All it took was Justin Williams’ clanging a shot off the post early in the first period, a miscalculation by goaltender Jonathan Quick as he tried to bang the puck off the boards and out of danger, and the carom of a shot by New Jersey defenseman Bryce Salvador off Kings defenseman Slava Voynov and the team that looked like a runaway train in winning the first three games of the Stanley Cup Final appeared to be chugging uphill.

The Kings on Saturday again hit the post and crossbar more frequently than they got shots behind goalie Martin Brodeur and were held to one goal for the second straight game. Their second try at closing out the Devils ended no better than their first, a 2-1 loss at the Prudential Center that sent the Final and the Cup back to Staples Center on Monday for Game 6.

“It’s funny how it goes,” Kings center Colin Fraser said, though he wasn’t laughing.

The Kings weren’t overwhelmed Saturday. They had a fine, fast start in what was the most entertaining period of the series. But they were repeatedly dinged physically and statistically, and the Devils drew strength from every blow while ending the Kings’ league-record road winning streaks at 10 this spring and 12 over two seasons.

“It’s nice that we’re finding some holes in them right now,” Devils Coach Peter DeBoer said.

The Kings’ penalty-killing streak in the Final ended at 15 after Zach Parise capitalized on Quick’s mistake and tucked the puck inside the right post. The Kings were outhit, 34-23, and had 20 of their shots blocked by the Devils.

They pressed furiously in the third period, when Coach Darryl Sutter took the extraordinary step of going down to three lines and moved an active Simon Gagne up to the left side with Anze Kopitar and Williams and put Dustin Brown with Jarret Stoll and Dwight King. Brown was scoreless again and has only one assist in five Final games.

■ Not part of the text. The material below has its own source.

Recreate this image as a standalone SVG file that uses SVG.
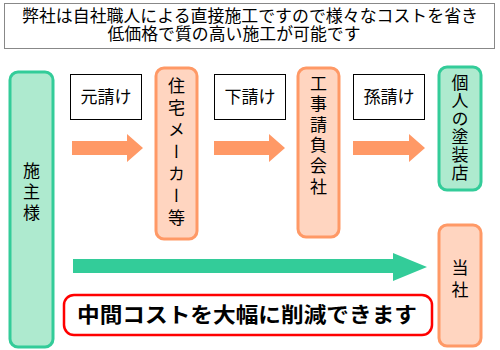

With Brodeur sharp again, no line switches could get the Kings the goals they needed to pull even and win. All the breaks the Kings got in the first three games seemed to go to the Devils, including a shot by Salvador that caromed off the body off Voynov and past Quick at 9:05 of the second period for the winning goal.

“That’s the way things go. It’s playoffs and right now it seems like they get those bounces on their side,” Gagne said.

“We hit a couple posts. It’s two games that it seems like we hit a couple posts and it seems like the puck doesn’t bounce on your side. They got that on their side and hopefully we’re going to start getting more on our side.”

While the Kings were winning the first three games, Sutter had emphasized that the play had been so close the games could have gone either way. That seems more accurate as the Final goes on.

“We’re probably saying what they said after Games 1 and 2, where we got breaks and now they did. That’s how even it is,” Sutter said. “We hit a couple posts again tonight, and you hope one goes off the post and in.”

They need more than hope. They need finishers. They need relentless pressure.

“We’ve got to win. That’s it,” Fraser said. “Give that little bit extra to get there and score one more than them.”

Is it really that simple?

“Of course it’s adversity. You want to close it out in Game 4 and we didn’t and we didn’t tonight,” Fraser said. “We’re still in a good spot.

“We worked hard to get up three games. We’re going back home. This is obviously not the result we wanted but we’re still in a good position.”

That’s the biggest encouragement they took out of this: that they can claim the Cup with only one more win. The Devils still need two.

“We have an opportunity to win the Stanley Cup on Monday. You don’t need any other positives,” Quick said.

But they do need more effort, more persistence, more of everything than they’ve given the last two games in order to change those bounces back in their direction. Or the only direction they’ll be headed is Eastbound for Game 7 on Wednesday, with the weight of history sitting more heavily on their shoulders.